Data segment:
────
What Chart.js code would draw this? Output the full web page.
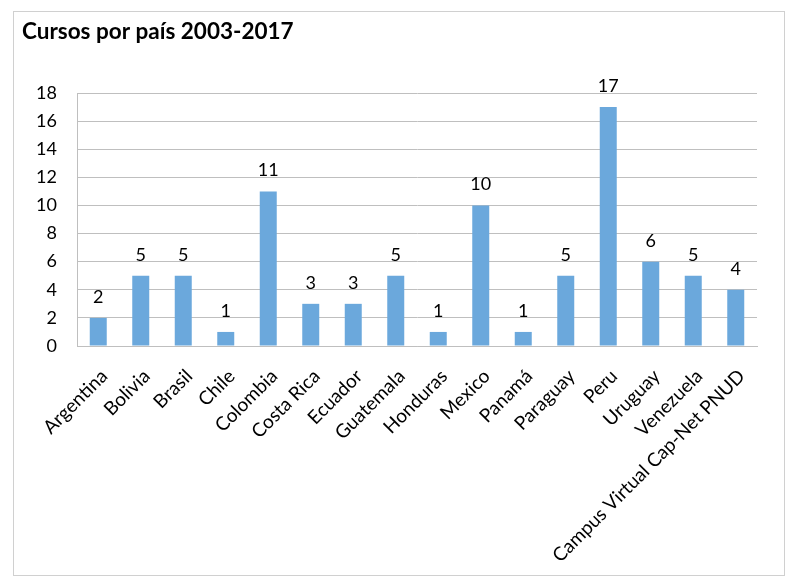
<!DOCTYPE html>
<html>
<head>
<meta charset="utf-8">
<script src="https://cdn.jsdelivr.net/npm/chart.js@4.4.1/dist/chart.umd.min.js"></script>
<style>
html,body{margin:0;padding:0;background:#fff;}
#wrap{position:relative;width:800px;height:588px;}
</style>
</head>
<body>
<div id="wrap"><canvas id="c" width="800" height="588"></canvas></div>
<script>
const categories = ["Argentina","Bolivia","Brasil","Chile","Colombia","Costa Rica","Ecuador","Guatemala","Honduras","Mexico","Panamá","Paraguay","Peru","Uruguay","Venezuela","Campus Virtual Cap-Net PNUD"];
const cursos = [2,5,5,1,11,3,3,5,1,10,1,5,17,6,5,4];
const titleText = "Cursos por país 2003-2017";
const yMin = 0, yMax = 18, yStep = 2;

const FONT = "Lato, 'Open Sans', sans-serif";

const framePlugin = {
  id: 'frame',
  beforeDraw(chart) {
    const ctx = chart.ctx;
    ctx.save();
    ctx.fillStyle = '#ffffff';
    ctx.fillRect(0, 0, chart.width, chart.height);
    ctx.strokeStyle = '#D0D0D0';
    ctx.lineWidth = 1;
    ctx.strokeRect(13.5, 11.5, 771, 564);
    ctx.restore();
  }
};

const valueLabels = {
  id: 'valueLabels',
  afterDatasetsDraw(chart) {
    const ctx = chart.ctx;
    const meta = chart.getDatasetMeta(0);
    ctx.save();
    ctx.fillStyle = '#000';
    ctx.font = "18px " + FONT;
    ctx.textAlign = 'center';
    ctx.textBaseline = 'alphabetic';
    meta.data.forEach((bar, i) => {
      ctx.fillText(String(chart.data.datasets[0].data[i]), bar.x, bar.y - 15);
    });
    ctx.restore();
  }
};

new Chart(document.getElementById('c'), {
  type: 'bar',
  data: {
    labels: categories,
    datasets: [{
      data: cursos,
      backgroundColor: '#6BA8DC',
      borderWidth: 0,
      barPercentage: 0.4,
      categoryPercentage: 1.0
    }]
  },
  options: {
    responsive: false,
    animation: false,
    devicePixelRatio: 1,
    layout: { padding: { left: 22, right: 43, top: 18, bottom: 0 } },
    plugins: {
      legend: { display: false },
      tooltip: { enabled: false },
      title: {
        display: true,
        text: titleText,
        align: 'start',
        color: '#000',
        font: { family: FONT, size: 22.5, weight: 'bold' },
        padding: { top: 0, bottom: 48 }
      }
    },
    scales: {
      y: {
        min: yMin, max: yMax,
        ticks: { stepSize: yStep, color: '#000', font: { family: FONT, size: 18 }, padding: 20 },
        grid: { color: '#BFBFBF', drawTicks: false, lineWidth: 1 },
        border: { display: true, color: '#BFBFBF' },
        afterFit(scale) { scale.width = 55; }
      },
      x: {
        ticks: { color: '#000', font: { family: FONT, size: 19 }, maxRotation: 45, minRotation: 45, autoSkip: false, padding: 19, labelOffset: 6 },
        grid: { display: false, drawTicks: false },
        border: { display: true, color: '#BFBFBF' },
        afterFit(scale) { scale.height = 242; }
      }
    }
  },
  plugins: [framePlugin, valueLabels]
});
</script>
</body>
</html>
────
Directive: Leave out the pictures and copy the rest of the material above exactly.

The output:
What Chart.js code would draw this? Output the full web page.
<!DOCTYPE html>
<html>
<head>
<meta charset="utf-8">
<script src="https://cdn.jsdelivr.net/npm/chart.js@4.4.1/dist/chart.umd.min.js"></script>
<style>
html,body{margin:0;padding:0;background:#fff;}
#wrap{position:relative;width:800px;height:588px;}
</style>
</head>
<body>
<div id="wrap"><canvas id="c" width="800" height="588"></canvas></div>
<script>
const categories = ["Argentina","Bolivia","Brasil","Chile","Colombia","Costa Rica","Ecuador","Guatemala","Honduras","Mexico","Panamá","Paraguay","Peru","Uruguay","Venezuela","Campus Virtual Cap-Net PNUD"];
const cursos = [2,5,5,1,11,3,3,5,1,10,1,5,17,6,5,4];
const titleText = "Cursos por país 2003-2017";
const yMin = 0, yMax = 18, yStep = 2;

const FONT = "Lato, 'Open Sans', sans-serif";

const framePlugin = {
  id: 'frame',
  beforeDraw(chart) {
    const ctx = chart.ctx;
    ctx.save();
    ctx.fillStyle = '#ffffff';
    ctx.fillRect(0, 0, chart.width, chart.height);
    ctx.strokeStyle = '#D0D0D0';
    ctx.lineWidth = 1;
    ctx.strokeRect(13.5, 11.5, 771, 564);
    ctx.restore();
  }
};

const valueLabels = {
  id: 'valueLabels',
  afterDatasetsDraw(chart) {
    const ctx = chart.ctx;
    const meta = chart.getDatasetMeta(0);
    ctx.save();
    ctx.fillStyle = '#000';
    ctx.font = "18px " + FONT;
    ctx.textAlign = 'center';
    ctx.textBaseline = 'alphabetic';
    meta.data.forEach((bar, i) => {
      ctx.fillText(String(chart.data.datasets[0].data[i]), bar.x, bar.y - 15);
    });
    ctx.restore();
  }
};

new Chart(document.getElementById('c'), {
  type: 'bar',
  data: {
    labels: categories,
    datasets: [{
      data: cursos,
      backgroundColor: '#6BA8DC',
      borderWidth: 0,
      barPercentage: 0.4,
      categoryPercentage: 1.0
    }]
  },
  options: {
    responsive: false,
    animation: false,
    devicePixelRatio: 1,
    layout: { padding: { left: 22, right: 43, top: 18, bottom: 0 } },
    plugins: {
      legend: { display: false },
      tooltip: { enabled: false },
      title: {
        display: true,
        text: titleText,
        align: 'start',
        color: '#000',
        font: { family: FONT, size: 22.5, weight: 'bold' },
        padding: { top: 0, bottom: 48 }
      }
    },
    scales: {
      y: {
        min: yMin, max: yMax,
        ticks: { stepSize: yStep, color: '#000', font: { family: FONT, size: 18 }, padding: 20 },
        grid: { color: '#BFBFBF', drawTicks: false, lineWidth: 1 },
        border: { display: true, color: '#BFBFBF' },
        afterFit(scale) { scale.width = 55; }
      },
      x: {
        ticks: { color: '#000', font: { family: FONT, size: 19 }, maxRotation: 45, minRotation: 45, autoSkip: false, padding: 19, labelOffset: 6 },
        grid: { display: false, drawTicks: false },
        border: { display: true, color: '#BFBFBF' },
        afterFit(scale) { scale.height = 242; }
      }
    }
  },
  plugins: [framePlugin, valueLabels]
});
</script>
</body>
</html>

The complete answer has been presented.